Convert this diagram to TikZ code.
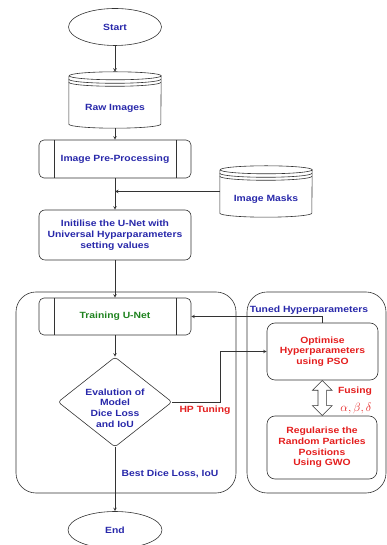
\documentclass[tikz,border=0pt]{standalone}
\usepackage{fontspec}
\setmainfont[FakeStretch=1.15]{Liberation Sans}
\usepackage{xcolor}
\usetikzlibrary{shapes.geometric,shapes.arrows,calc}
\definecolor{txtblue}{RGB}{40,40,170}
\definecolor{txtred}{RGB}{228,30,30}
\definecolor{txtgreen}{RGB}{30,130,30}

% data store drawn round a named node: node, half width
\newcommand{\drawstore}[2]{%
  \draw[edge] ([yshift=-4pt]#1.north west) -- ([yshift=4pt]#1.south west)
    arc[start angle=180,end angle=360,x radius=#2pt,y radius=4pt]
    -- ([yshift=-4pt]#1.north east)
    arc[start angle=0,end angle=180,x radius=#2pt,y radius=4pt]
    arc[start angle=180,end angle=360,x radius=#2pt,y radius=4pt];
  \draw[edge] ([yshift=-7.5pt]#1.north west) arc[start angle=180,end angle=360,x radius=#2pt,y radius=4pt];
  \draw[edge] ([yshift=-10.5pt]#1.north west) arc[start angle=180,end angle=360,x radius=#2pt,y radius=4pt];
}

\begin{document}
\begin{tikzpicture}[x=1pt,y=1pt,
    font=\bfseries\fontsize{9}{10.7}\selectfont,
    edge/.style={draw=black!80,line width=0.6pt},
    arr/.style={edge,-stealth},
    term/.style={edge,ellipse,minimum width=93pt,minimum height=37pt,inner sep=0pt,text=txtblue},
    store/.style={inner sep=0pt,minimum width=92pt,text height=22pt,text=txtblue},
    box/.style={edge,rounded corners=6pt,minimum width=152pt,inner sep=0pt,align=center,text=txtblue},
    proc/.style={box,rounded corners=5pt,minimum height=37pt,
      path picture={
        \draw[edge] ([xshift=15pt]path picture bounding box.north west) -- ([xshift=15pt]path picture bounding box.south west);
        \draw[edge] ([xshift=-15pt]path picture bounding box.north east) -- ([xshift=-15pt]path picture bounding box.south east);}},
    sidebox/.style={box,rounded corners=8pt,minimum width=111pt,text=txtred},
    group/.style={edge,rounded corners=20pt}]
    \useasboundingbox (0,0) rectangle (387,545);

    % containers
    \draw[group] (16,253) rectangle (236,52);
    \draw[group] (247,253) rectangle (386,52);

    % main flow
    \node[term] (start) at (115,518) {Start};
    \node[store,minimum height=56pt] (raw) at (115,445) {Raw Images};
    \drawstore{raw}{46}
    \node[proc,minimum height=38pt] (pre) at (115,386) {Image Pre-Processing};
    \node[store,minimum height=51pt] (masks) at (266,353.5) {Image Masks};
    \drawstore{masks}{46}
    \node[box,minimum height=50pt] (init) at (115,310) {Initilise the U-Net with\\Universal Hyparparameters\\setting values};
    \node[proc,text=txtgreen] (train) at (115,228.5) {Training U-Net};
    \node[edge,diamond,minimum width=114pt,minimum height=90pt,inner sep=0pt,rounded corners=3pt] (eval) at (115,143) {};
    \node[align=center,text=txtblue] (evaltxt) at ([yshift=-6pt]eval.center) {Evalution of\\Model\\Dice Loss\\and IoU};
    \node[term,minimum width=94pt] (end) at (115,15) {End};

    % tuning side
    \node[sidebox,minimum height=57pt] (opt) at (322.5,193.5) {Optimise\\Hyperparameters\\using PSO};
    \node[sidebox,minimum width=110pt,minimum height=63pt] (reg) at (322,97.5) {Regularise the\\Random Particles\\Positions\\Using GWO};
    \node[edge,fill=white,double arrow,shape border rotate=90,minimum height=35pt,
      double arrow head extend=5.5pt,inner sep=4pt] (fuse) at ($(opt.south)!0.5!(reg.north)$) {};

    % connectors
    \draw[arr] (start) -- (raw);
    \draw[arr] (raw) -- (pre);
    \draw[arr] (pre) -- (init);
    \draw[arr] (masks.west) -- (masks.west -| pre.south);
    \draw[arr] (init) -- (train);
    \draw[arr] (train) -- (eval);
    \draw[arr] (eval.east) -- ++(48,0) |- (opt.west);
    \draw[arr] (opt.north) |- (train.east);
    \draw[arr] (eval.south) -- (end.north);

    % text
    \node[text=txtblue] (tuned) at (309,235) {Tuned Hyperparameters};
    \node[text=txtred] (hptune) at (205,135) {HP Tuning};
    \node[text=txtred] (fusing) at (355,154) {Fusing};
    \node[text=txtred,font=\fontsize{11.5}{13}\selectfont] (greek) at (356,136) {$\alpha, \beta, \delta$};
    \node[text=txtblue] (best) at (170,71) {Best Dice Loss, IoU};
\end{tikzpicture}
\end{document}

──────

Make an exact copy of the data above, pictures excluded.

** Finished answer **
Convert this diagram to TikZ code.
\documentclass[tikz,border=0pt]{standalone}
\usepackage{fontspec}
\setmainfont[FakeStretch=1.15]{Liberation Sans}
\usepackage{xcolor}
\usetikzlibrary{shapes.geometric,shapes.arrows,calc}
\definecolor{txtblue}{RGB}{40,40,170}
\definecolor{txtred}{RGB}{228,30,30}
\definecolor{txtgreen}{RGB}{30,130,30}

% data store drawn round a named node: node, half width
\newcommand{\drawstore}[2]{%
  \draw[edge] ([yshift=-4pt]#1.north west) -- ([yshift=4pt]#1.south west)
    arc[start angle=180,end angle=360,x radius=#2pt,y radius=4pt]
    -- ([yshift=-4pt]#1.north east)
    arc[start angle=0,end angle=180,x radius=#2pt,y radius=4pt]
    arc[start angle=180,end angle=360,x radius=#2pt,y radius=4pt];
  \draw[edge] ([yshift=-7.5pt]#1.north west) arc[start angle=180,end angle=360,x radius=#2pt,y radius=4pt];
  \draw[edge] ([yshift=-10.5pt]#1.north west) arc[start angle=180,end angle=360,x radius=#2pt,y radius=4pt];
}

\begin{document}
\begin{tikzpicture}[x=1pt,y=1pt,
    font=\bfseries\fontsize{9}{10.7}\selectfont,
    edge/.style={draw=black!80,line width=0.6pt},
    arr/.style={edge,-stealth},
    term/.style={edge,ellipse,minimum width=93pt,minimum height=37pt,inner sep=0pt,text=txtblue},
    store/.style={inner sep=0pt,minimum width=92pt,text height=22pt,text=txtblue},
    box/.style={edge,rounded corners=6pt,minimum width=152pt,inner sep=0pt,align=center,text=txtblue},
    proc/.style={box,rounded corners=5pt,minimum height=37pt,
      path picture={
        \draw[edge] ([xshift=15pt]path picture bounding box.north west) -- ([xshift=15pt]path picture bounding box.south west);
        \draw[edge] ([xshift=-15pt]path picture bounding box.north east) -- ([xshift=-15pt]path picture bounding box.south east);}},
    sidebox/.style={box,rounded corners=8pt,minimum width=111pt,text=txtred},
    group/.style={edge,rounded corners=20pt}]
    \useasboundingbox (0,0) rectangle (387,545);

    % containers
    \draw[group] (16,253) rectangle (236,52);
    \draw[group] (247,253) rectangle (386,52);

    % main flow
    \node[term] (start) at (115,518) {Start};
    \node[store,minimum height=56pt] (raw) at (115,445) {Raw Images};
    \drawstore{raw}{46}
    \node[proc,minimum height=38pt] (pre) at (115,386) {Image Pre-Processing};
    \node[store,minimum height=51pt] (masks) at (266,353.5) {Image Masks};
    \drawstore{masks}{46}
    \node[box,minimum height=50pt] (init) at (115,310) {Initilise the U-Net with\\Universal Hyparparameters\\setting values};
    \node[proc,text=txtgreen] (train) at (115,228.5) {Training U-Net};
    \node[edge,diamond,minimum width=114pt,minimum height=90pt,inner sep=0pt,rounded corners=3pt] (eval) at (115,143) {};
    \node[align=center,text=txtblue] (evaltxt) at ([yshift=-6pt]eval.center) {Evalution of\\Model\\Dice Loss\\and IoU};
    \node[term,minimum width=94pt] (end) at (115,15) {End};

    % tuning side
    \node[sidebox,minimum height=57pt] (opt) at (322.5,193.5) {Optimise\\Hyperparameters\\using PSO};
    \node[sidebox,minimum width=110pt,minimum height=63pt] (reg) at (322,97.5) {Regularise the\\Random Particles\\Positions\\Using GWO};
    \node[edge,fill=white,double arrow,shape border rotate=90,minimum height=35pt,
      double arrow head extend=5.5pt,inner sep=4pt] (fuse) at ($(opt.south)!0.5!(reg.north)$) {};

    % connectors
    \draw[arr] (start) -- (raw);
    \draw[arr] (raw) -- (pre);
    \draw[arr] (pre) -- (init);
    \draw[arr] (masks.west) -- (masks.west -| pre.south);
    \draw[arr] (init) -- (train);
    \draw[arr] (train) -- (eval);
    \draw[arr] (eval.east) -- ++(48,0) |- (opt.west);
    \draw[arr] (opt.north) |- (train.east);
    \draw[arr] (eval.south) -- (end.north);

    % text
    \node[text=txtblue] (tuned) at (309,235) {Tuned Hyperparameters};
    \node[text=txtred] (hptune) at (205,135) {HP Tuning};
    \node[text=txtred] (fusing) at (355,154) {Fusing};
    \node[text=txtred,font=\fontsize{11.5}{13}\selectfont] (greek) at (356,136) {$\alpha, \beta, \delta$};
    \node[text=txtblue] (best) at (170,71) {Best Dice Loss, IoU};
\end{tikzpicture}
\end{document}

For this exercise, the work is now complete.